The traditional semantics for First Order Logic (sometimes called Tarskian semantics) is based on the notion of interpretations. An interpretation consists of an arbitrary set of objects (called the universe of discourse) and an interpretation function (1) that maps object constants into elements of this set, (2) that maps function constants into functions on this set, and (3) that maps relation constants into relations on this set.

Herbrand semantics is an alternative semantics for First Order Logic based directly on truth assignments for ground sentences rather than interpretations. A model is simply a truth assignment for the ground atoms our language. (Equivalently, it is an arbitrary subset of the ground atoms in our language.) In Herbrand semantics, there is no external universe and no interpretation function for constants. In effect, all ground terms are treated as opaque - they "represent" themselves.

Herbrand semantics is widely used in computational settings, notably in database systems, logic programming, and answer set programming. And it has begun to supplant Tarskian semantics in introductory courses in Logic.

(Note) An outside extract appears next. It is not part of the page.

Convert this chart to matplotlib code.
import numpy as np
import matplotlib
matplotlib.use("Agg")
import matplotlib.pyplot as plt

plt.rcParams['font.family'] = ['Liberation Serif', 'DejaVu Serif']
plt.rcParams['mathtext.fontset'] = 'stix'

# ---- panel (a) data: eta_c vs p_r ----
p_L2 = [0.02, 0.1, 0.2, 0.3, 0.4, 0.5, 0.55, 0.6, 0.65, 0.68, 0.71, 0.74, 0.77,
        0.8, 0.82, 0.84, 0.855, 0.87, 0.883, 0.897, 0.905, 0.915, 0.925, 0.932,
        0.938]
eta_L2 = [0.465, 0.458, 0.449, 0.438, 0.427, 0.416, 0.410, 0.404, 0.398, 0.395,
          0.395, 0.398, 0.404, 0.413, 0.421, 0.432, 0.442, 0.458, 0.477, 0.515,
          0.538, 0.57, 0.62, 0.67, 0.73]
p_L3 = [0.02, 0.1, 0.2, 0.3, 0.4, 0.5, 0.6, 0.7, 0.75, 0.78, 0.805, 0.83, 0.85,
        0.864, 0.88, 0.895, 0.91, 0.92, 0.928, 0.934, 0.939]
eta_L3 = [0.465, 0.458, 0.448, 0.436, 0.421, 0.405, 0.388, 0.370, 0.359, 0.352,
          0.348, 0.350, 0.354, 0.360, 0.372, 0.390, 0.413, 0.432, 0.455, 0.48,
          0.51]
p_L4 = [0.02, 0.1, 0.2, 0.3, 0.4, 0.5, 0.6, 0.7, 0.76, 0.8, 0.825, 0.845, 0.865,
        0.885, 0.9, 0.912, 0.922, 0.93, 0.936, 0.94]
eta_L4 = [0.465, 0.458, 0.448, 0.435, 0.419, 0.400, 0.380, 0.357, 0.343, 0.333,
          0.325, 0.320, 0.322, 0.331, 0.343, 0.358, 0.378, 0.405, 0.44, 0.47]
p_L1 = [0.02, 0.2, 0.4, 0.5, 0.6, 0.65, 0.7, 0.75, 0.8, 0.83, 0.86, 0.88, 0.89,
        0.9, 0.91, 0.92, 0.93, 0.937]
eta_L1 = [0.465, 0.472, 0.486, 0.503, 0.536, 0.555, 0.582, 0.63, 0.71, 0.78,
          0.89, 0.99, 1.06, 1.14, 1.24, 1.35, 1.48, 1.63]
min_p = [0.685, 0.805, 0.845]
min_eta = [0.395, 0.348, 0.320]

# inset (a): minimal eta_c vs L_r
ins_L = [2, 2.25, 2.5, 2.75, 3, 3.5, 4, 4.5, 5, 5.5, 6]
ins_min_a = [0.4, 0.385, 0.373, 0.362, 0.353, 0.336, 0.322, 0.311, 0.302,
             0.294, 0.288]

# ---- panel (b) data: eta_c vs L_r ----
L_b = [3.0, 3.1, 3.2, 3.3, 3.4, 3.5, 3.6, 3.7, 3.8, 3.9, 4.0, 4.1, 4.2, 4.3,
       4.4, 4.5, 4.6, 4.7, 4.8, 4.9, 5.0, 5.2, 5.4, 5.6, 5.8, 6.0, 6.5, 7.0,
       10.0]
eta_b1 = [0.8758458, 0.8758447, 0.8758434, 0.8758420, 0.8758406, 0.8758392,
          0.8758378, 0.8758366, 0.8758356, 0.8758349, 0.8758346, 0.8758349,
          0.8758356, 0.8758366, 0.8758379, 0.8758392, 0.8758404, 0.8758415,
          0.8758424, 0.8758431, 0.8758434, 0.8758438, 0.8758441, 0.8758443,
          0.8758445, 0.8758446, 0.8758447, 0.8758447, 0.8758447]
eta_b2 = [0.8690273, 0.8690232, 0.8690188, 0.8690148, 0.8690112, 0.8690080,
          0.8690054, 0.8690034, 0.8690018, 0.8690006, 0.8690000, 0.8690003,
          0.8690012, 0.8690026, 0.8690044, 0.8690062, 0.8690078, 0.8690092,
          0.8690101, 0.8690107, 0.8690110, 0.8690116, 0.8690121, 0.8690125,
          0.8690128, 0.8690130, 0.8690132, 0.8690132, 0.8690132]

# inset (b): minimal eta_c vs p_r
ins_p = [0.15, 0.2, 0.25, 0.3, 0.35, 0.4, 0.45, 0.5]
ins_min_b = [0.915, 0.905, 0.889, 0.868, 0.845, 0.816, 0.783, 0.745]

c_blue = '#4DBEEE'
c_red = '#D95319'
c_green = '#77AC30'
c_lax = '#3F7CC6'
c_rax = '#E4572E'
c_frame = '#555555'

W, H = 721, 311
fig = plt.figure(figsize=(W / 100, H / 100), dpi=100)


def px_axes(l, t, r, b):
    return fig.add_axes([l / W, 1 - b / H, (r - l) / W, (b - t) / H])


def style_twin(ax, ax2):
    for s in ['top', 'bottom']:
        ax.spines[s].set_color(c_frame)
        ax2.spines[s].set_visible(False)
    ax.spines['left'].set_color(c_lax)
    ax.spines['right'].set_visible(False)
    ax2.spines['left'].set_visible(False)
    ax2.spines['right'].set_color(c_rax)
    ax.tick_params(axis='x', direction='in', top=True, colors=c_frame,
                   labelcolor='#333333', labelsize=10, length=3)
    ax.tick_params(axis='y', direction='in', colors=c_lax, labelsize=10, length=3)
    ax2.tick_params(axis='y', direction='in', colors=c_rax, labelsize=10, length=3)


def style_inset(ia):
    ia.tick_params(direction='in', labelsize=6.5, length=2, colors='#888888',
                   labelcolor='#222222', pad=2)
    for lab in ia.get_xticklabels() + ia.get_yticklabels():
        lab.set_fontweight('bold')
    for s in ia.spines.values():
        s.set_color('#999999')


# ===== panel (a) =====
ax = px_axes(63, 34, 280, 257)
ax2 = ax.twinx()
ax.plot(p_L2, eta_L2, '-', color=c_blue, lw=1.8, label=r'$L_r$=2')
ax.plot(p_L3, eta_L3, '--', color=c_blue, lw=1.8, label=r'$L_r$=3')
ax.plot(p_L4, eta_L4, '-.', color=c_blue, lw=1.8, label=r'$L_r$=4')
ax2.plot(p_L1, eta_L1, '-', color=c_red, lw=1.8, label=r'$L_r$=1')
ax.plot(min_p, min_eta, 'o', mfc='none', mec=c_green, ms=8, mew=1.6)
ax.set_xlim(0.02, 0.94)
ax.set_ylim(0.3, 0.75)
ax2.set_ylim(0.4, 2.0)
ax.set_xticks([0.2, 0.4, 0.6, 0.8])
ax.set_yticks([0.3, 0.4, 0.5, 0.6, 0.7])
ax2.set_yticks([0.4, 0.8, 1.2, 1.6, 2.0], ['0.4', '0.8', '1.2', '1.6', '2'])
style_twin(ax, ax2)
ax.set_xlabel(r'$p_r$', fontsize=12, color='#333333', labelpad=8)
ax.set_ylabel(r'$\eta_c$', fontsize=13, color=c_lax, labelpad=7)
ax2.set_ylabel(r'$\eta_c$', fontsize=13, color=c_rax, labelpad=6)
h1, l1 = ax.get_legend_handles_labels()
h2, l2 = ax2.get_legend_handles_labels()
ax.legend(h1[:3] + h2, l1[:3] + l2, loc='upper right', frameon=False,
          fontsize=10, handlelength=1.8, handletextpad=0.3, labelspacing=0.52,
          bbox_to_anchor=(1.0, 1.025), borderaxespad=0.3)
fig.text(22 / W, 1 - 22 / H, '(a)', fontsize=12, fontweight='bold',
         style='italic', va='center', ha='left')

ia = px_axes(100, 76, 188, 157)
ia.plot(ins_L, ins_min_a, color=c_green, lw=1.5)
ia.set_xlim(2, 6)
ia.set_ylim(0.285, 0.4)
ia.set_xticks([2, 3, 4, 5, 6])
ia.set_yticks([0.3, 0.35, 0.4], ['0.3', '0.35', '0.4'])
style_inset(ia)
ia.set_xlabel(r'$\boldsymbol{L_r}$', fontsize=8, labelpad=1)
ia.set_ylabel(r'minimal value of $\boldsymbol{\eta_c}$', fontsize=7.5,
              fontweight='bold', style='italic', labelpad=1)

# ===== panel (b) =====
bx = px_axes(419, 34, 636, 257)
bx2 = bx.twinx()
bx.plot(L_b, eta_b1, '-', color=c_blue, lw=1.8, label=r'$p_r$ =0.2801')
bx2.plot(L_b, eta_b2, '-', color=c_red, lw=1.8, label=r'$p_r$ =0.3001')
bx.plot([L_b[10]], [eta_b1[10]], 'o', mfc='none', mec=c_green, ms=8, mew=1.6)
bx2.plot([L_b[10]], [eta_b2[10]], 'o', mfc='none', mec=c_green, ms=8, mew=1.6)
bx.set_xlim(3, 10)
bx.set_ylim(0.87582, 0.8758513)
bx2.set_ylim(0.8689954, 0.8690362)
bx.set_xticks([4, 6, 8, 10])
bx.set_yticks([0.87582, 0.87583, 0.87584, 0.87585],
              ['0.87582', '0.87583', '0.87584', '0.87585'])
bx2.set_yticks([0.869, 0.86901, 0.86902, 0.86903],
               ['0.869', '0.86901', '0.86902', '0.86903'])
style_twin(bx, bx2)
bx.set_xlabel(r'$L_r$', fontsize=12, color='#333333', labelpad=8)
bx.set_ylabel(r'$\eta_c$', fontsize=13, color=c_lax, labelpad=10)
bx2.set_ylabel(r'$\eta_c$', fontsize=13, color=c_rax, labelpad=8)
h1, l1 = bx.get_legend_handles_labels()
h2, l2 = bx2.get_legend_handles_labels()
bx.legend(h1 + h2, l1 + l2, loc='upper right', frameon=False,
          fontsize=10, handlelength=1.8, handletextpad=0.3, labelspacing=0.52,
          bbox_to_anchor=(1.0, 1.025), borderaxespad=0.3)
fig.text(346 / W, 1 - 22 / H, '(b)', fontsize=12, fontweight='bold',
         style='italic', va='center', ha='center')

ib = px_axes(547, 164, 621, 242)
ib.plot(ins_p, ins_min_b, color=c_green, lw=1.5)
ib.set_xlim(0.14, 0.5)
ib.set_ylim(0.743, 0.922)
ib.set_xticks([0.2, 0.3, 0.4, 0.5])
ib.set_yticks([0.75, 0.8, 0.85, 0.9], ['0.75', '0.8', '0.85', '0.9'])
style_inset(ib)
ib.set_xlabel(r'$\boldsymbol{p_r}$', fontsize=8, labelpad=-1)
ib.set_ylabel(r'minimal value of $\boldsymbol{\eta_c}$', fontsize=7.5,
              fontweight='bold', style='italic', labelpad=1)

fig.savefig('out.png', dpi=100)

One important advantage of Herbrand semantics is simplicity. It is conceptually simpler than Tarskian semantics; and, consequently, it is easier to teach and to learn. To see this, consider the meaning of quantifiers and variables under the two different semantics.

In Tarskian semantics, the meaning of quantifiers is based on the notion of variable assignments and versions of variable assigments. A variable assignment is an assignment of variables to objects in the universe of discourse associated with an interpretation. A version of a variable assignment is a variable assignment in which one of the variables is mapped to a possibly different object in the universe of discourse. A universally quantified sentence is said to be true for a given interpretation and variable assignment if and only if it is true for every variation of the given variable assignment. It is a mouthful to say and even harder for people to understand.

In Herbrand semantics, the meaning of quantifiers is much simpler. A universally quantified sentence is true if and only if all of the instances of the quantified sentence are true. An existentially quantified sentence is true if and only if there is some instance that is true. That is all. There are no interpretations and no variable assignments and no variations of variable assignments.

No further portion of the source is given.